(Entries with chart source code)
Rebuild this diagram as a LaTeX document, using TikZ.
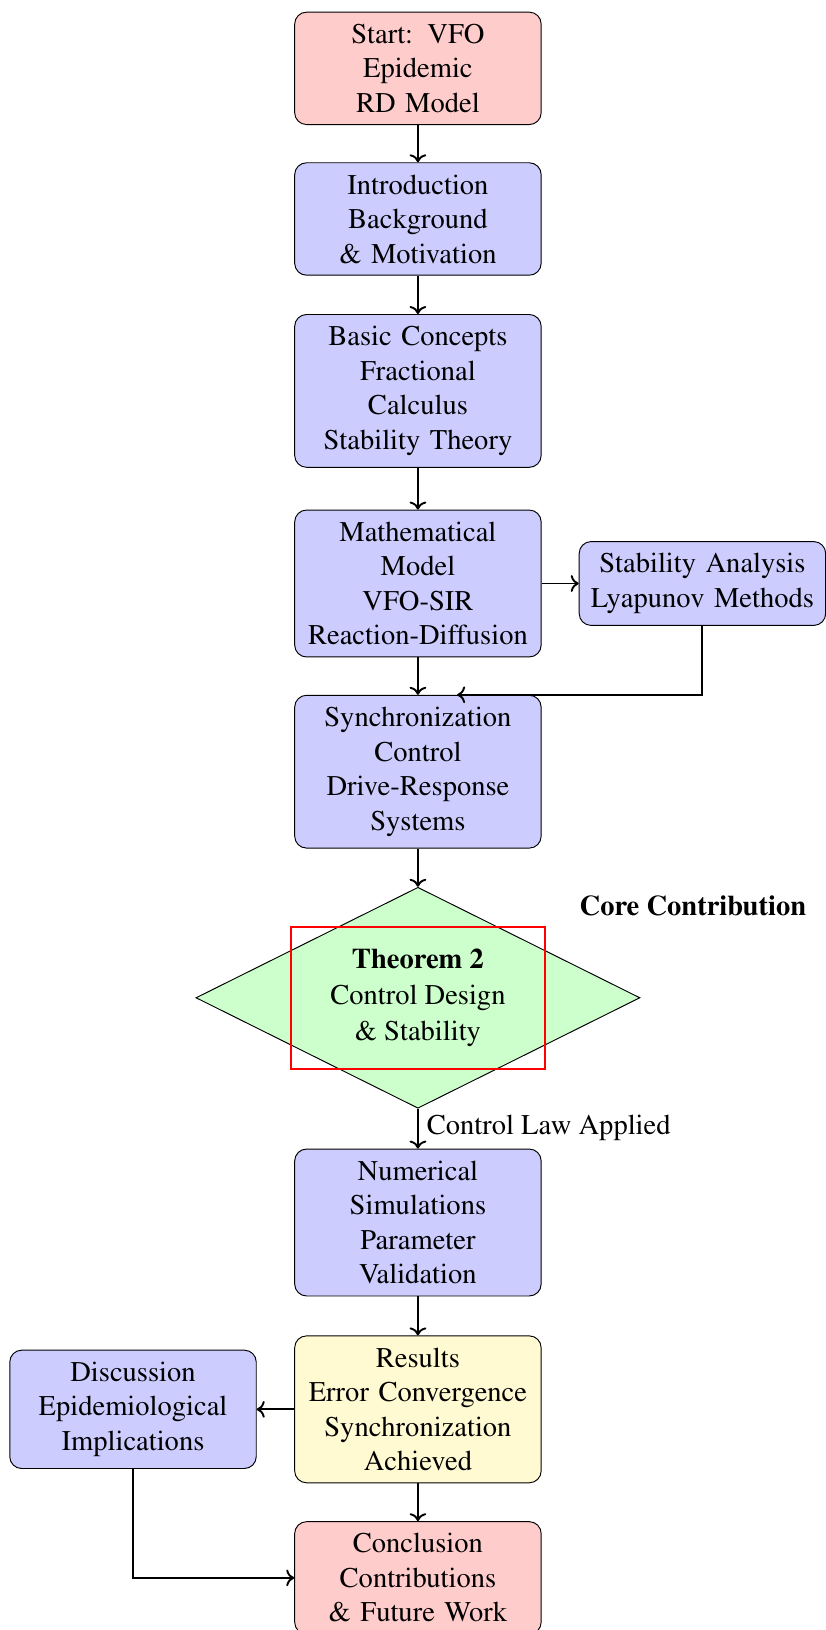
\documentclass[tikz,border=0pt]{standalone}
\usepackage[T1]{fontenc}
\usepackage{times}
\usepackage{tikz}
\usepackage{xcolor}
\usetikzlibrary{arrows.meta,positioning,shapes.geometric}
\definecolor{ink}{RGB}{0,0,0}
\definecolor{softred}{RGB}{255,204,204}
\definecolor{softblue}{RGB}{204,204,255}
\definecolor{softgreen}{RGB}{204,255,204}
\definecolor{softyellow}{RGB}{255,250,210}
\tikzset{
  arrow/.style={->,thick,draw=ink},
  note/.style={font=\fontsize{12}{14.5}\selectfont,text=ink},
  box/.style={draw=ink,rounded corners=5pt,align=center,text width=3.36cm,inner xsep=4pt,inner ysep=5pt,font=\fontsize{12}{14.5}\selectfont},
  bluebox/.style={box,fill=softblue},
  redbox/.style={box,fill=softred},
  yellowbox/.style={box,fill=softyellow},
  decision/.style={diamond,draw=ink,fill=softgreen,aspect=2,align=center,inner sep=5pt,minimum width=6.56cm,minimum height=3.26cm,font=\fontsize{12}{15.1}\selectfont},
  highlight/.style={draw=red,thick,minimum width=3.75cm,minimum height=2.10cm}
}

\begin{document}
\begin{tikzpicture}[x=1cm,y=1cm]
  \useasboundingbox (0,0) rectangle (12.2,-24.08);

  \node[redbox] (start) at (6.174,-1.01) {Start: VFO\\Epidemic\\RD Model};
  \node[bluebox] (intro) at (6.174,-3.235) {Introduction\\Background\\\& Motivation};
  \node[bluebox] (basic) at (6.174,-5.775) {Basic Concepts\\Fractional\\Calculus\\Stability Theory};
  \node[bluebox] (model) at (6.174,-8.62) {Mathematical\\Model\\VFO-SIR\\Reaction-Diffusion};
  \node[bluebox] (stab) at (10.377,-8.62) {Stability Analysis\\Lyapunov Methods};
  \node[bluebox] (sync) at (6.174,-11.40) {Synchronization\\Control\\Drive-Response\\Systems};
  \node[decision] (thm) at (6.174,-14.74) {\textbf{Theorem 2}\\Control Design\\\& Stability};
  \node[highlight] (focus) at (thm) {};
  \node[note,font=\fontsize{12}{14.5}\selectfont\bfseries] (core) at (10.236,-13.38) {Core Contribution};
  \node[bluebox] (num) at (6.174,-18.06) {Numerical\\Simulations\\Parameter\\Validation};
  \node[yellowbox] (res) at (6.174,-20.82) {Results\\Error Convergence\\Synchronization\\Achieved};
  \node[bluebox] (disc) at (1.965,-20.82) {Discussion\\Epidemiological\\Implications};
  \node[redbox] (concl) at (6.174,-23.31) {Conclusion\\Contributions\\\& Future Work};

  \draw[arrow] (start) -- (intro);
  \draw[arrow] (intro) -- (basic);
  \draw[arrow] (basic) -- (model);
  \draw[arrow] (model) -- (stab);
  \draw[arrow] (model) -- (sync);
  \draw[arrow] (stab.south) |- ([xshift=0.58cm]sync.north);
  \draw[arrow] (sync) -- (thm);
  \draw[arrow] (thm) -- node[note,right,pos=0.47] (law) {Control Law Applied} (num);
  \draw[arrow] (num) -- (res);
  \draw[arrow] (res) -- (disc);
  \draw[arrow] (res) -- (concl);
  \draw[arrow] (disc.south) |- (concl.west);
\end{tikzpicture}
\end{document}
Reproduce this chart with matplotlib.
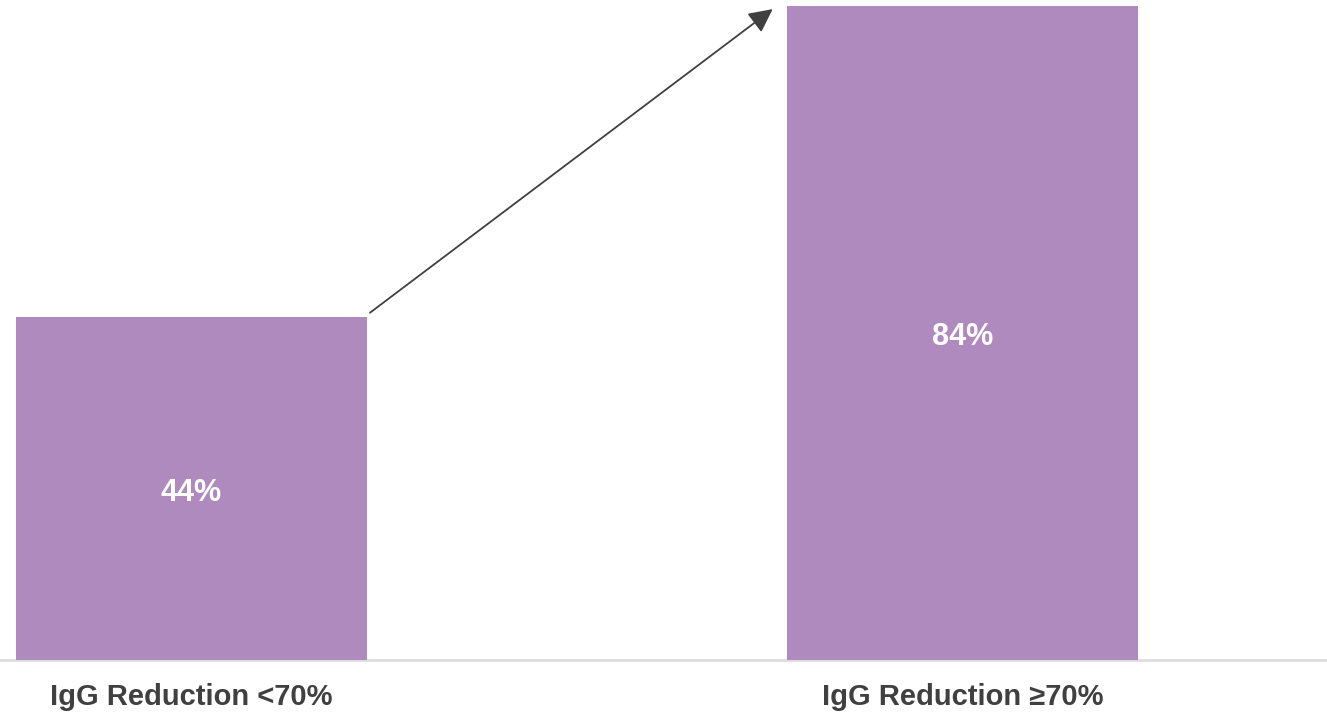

(Task instructions) Take the records above and transcribe them exactly, dropping every picture.

(Output for this exercise)
Rebuild this diagram as a LaTeX document, using TikZ.
\documentclass[tikz,border=0pt]{standalone}
\usepackage[T1]{fontenc}
\usepackage{times}
\usepackage{tikz}
\usepackage{xcolor}
\usetikzlibrary{arrows.meta,positioning,shapes.geometric}
\definecolor{ink}{RGB}{0,0,0}
\definecolor{softred}{RGB}{255,204,204}
\definecolor{softblue}{RGB}{204,204,255}
\definecolor{softgreen}{RGB}{204,255,204}
\definecolor{softyellow}{RGB}{255,250,210}
\tikzset{
  arrow/.style={->,thick,draw=ink},
  note/.style={font=\fontsize{12}{14.5}\selectfont,text=ink},
  box/.style={draw=ink,rounded corners=5pt,align=center,text width=3.36cm,inner xsep=4pt,inner ysep=5pt,font=\fontsize{12}{14.5}\selectfont},
  bluebox/.style={box,fill=softblue},
  redbox/.style={box,fill=softred},
  yellowbox/.style={box,fill=softyellow},
  decision/.style={diamond,draw=ink,fill=softgreen,aspect=2,align=center,inner sep=5pt,minimum width=6.56cm,minimum height=3.26cm,font=\fontsize{12}{15.1}\selectfont},
  highlight/.style={draw=red,thick,minimum width=3.75cm,minimum height=2.10cm}
}

\begin{document}
\begin{tikzpicture}[x=1cm,y=1cm]
  \useasboundingbox (0,0) rectangle (12.2,-24.08);

  \node[redbox] (start) at (6.174,-1.01) {Start: VFO\\Epidemic\\RD Model};
  \node[bluebox] (intro) at (6.174,-3.235) {Introduction\\Background\\\& Motivation};
  \node[bluebox] (basic) at (6.174,-5.775) {Basic Concepts\\Fractional\\Calculus\\Stability Theory};
  \node[bluebox] (model) at (6.174,-8.62) {Mathematical\\Model\\VFO-SIR\\Reaction-Diffusion};
  \node[bluebox] (stab) at (10.377,-8.62) {Stability Analysis\\Lyapunov Methods};
  \node[bluebox] (sync) at (6.174,-11.40) {Synchronization\\Control\\Drive-Response\\Systems};
  \node[decision] (thm) at (6.174,-14.74) {\textbf{Theorem 2}\\Control Design\\\& Stability};
  \node[highlight] (focus) at (thm) {};
  \node[note,font=\fontsize{12}{14.5}\selectfont\bfseries] (core) at (10.236,-13.38) {Core Contribution};
  \node[bluebox] (num) at (6.174,-18.06) {Numerical\\Simulations\\Parameter\\Validation};
  \node[yellowbox] (res) at (6.174,-20.82) {Results\\Error Convergence\\Synchronization\\Achieved};
  \node[bluebox] (disc) at (1.965,-20.82) {Discussion\\Epidemiological\\Implications};
  \node[redbox] (concl) at (6.174,-23.31) {Conclusion\\Contributions\\\& Future Work};

  \draw[arrow] (start) -- (intro);
  \draw[arrow] (intro) -- (basic);
  \draw[arrow] (basic) -- (model);
  \draw[arrow] (model) -- (stab);
  \draw[arrow] (model) -- (sync);
  \draw[arrow] (stab.south) |- ([xshift=0.58cm]sync.north);
  \draw[arrow] (sync) -- (thm);
  \draw[arrow] (thm) -- node[note,right,pos=0.47] (law) {Control Law Applied} (num);
  \draw[arrow] (num) -- (res);
  \draw[arrow] (res) -- (disc);
  \draw[arrow] (res) -- (concl);
  \draw[arrow] (disc.south) |- (concl.west);
\end{tikzpicture}
\end{document}
Reproduce this chart with matplotlib.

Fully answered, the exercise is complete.